Dean Willeford

Personal information
- Full name: Leslie Dean Willeford
- Born: October 9, 1944 (age 81) Dallas, Texas, United States
- Occupation: Business Manager (BDS Consulting)

Sport
- Sport: Swimming, Water polo
- Position: Field (WP)
- College team: University of Southern California
- Club: Commerce Water Polo Philips 66 Water Polo Long Beach Water Polo
- Coached by: Bill Sexton (Downey High School) Ronald Severa (USC Water Polo) Peter Daland (USC swimming) Art Lambert (68 Olympics) M. Nitzkowski (68 Olympics)

= Dean Willeford =

American water polo player (born 1944)

Leslie Dean Willeford (born October 9, 1944) is a former American swimmer and water polo player who competed for the University of Southern California. He participated in the men's water polo tournament at the 1968 Mexico City Olympics.

Willeford was born October 9, 1944 in Dallas, Texas, and after a family move attended Downey High School in greater Los Angeles. At Downey High, in October, 1962, he received All-American honors playing water polo, and had a first-place ranking in average points per game with 3.8. Willeford led the team to an 11-0 record in October 1962, with the expectation the team would contend for the City title that year, as well as the Moore League title. He played water polo for Commerce Water Polo Club, and Phillips 66 Water Polo Club in Long Beach, California from around 1962-1967. While swimming for Downey High, he helped lead the team to a California Interscholastic Federation second place finish in 1961 for the Southern Section, and in 1962, a CIF Championship in 1962. In High School, he competed in water polo under coach Bill Sexton.

== University of Southern California ==
Willeford attended the University of Southern California from around 1964-1968, where he was a water polo All-American from 1965-66, and swam on a 300-yard freestyle relay event that helped take USC to their sixth consecutive AAWU swimming championship on March 5, 1966. In swimming, he was coached by Peter Daland, and in water polo by former Olympian and USC athlete Ronald Severa.

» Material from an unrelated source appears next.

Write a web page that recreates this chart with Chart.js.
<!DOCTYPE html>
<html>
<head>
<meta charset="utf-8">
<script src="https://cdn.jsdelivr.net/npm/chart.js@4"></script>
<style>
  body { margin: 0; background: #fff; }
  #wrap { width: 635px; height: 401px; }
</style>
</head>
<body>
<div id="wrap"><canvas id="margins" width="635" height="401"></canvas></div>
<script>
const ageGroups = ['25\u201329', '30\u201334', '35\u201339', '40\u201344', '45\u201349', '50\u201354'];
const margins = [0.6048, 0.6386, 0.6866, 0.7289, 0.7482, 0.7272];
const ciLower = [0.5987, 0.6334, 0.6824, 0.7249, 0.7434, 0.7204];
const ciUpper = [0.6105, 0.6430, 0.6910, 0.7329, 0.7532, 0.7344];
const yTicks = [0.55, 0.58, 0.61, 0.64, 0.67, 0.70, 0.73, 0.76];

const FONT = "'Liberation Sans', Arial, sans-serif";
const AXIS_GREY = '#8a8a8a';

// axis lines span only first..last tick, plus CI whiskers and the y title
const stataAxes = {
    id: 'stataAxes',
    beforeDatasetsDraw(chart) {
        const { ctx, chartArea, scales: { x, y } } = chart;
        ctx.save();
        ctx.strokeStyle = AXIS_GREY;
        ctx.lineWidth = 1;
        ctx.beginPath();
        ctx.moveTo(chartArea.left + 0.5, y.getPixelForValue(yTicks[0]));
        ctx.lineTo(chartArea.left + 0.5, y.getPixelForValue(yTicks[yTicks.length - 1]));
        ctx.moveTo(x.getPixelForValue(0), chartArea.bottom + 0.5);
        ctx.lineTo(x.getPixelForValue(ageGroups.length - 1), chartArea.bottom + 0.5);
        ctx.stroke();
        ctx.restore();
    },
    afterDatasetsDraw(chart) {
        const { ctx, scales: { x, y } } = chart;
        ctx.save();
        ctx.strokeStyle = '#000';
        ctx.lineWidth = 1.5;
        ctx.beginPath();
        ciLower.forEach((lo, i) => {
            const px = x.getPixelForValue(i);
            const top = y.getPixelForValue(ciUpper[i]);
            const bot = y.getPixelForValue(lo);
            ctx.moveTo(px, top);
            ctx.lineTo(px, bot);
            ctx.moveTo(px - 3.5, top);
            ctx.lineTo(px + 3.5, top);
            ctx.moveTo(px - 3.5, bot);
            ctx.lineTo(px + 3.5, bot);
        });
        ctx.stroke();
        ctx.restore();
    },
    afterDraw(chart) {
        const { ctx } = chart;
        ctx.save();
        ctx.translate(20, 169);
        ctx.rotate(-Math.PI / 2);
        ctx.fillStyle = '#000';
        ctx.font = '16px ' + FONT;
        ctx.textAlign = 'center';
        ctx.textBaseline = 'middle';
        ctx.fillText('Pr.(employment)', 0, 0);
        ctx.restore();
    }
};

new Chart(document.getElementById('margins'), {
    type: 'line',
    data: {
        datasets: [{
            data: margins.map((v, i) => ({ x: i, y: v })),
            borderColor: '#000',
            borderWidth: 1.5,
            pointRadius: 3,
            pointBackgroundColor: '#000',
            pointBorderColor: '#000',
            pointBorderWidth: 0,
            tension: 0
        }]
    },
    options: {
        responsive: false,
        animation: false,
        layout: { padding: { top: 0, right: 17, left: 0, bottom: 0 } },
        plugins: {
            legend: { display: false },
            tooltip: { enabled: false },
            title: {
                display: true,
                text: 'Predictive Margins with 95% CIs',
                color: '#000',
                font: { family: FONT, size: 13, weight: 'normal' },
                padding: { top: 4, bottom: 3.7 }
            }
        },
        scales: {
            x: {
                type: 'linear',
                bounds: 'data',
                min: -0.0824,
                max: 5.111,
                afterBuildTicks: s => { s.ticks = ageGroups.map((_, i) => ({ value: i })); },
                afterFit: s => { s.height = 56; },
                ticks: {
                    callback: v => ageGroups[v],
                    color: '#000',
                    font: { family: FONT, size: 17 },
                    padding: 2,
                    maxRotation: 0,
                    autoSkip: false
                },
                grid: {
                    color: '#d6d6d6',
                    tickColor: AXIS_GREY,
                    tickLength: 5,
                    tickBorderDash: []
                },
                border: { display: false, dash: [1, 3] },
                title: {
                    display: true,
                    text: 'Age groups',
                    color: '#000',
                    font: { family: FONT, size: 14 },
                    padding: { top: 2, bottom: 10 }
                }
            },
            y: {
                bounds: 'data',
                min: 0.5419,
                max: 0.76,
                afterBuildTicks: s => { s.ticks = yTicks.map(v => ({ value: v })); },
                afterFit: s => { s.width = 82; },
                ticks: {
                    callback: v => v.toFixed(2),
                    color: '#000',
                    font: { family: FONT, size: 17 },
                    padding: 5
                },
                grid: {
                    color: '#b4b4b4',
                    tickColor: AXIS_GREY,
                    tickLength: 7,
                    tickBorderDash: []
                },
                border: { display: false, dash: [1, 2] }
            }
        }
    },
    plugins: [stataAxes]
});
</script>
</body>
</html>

During his water polo career, he was part of the Senior National Outdoor Championship team in the consecutive years 1962-1963, and 1965-1967. Swimming for USC in 1965, he set a meet record time of 1:47.6 in the 200 freestyle at the AAWU Swim Championship.

== Pan Am medals ==
In international competition, Willeford was part of the US National team that won a silver medal at the Pan American games in Sao Paulo, Brazil in 1963, and a gold medal at the Pan American games in 1967 in Winnipeg, Canada.

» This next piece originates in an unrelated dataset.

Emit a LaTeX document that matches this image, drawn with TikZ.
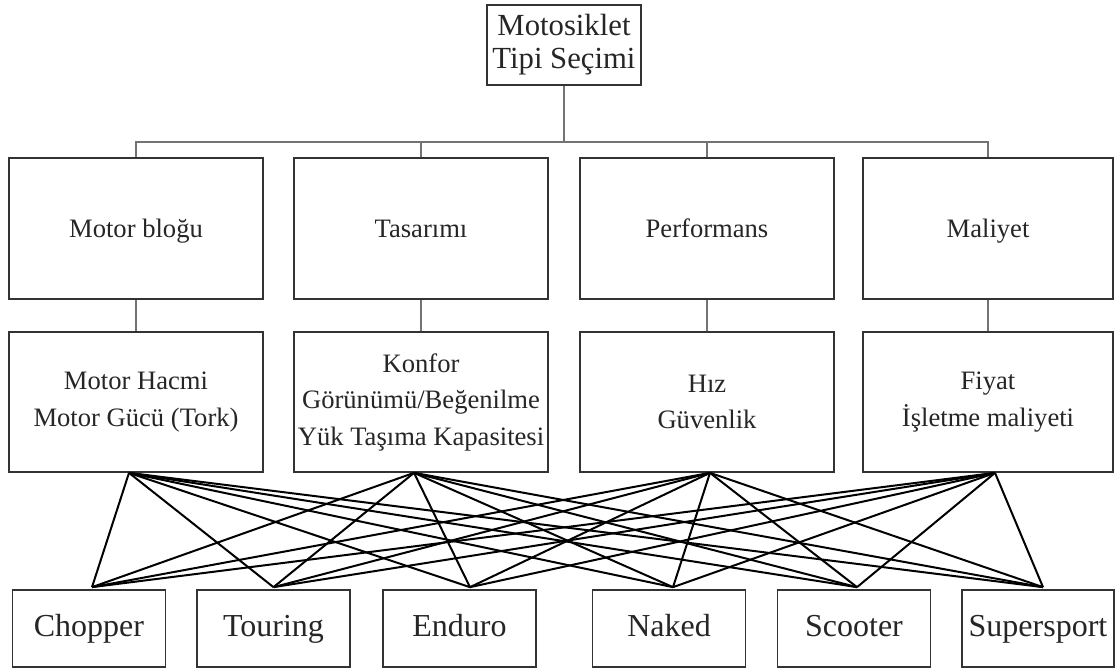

==1968 Mexico City Olympics==
Willeford participated with the U.S. team at the 1968 Mexico City Olympics in the Olympic water polo tournament under Head Olympic water polo coach Art Lambert and Assistant Coach Monte Nitzkowski. The U.S. team finished fifth overall among the fifteen countries competing. The 1968 Olympics were similar to the previous four Olympics in that the dominant teams from Hungary, Yugoslavia, the Soviet Union, and Italy made the semi-finals. In the end, Yugoslavia won the gold, the Soviet Union the silver, and Hungary took the bronze. Willeford played in all of the eight matches in which the U.S. team competed, and scored a goal in the 10-5 victory over Brazil, and another in the team's 7-5 victory over the strong team from West Germany. In games that ended their chances for a medal, on October 19, the US team lost to pre-game favorite Hungary 5-1, and on October 21, lost 8-3 to the strong team from the Soviet Union.

===Honors===
In 1982, he was inducted into the USA Water Polo Hall of Fame.

===Careers===
In his early career, he sold stocks and worked with a mortgage broker, and was a CEO of the Yellow Pages firm United Publishers. In later career pursuits, in the mid-1980's, he was a founder and CEO of the BDS Consulting Group of Reno, Nevada, which helped small, young companies to succeed in their early growth cycle. He has been an author of books in the field of sales and entrepreneurship, and has given speeches and seminars on both subjects.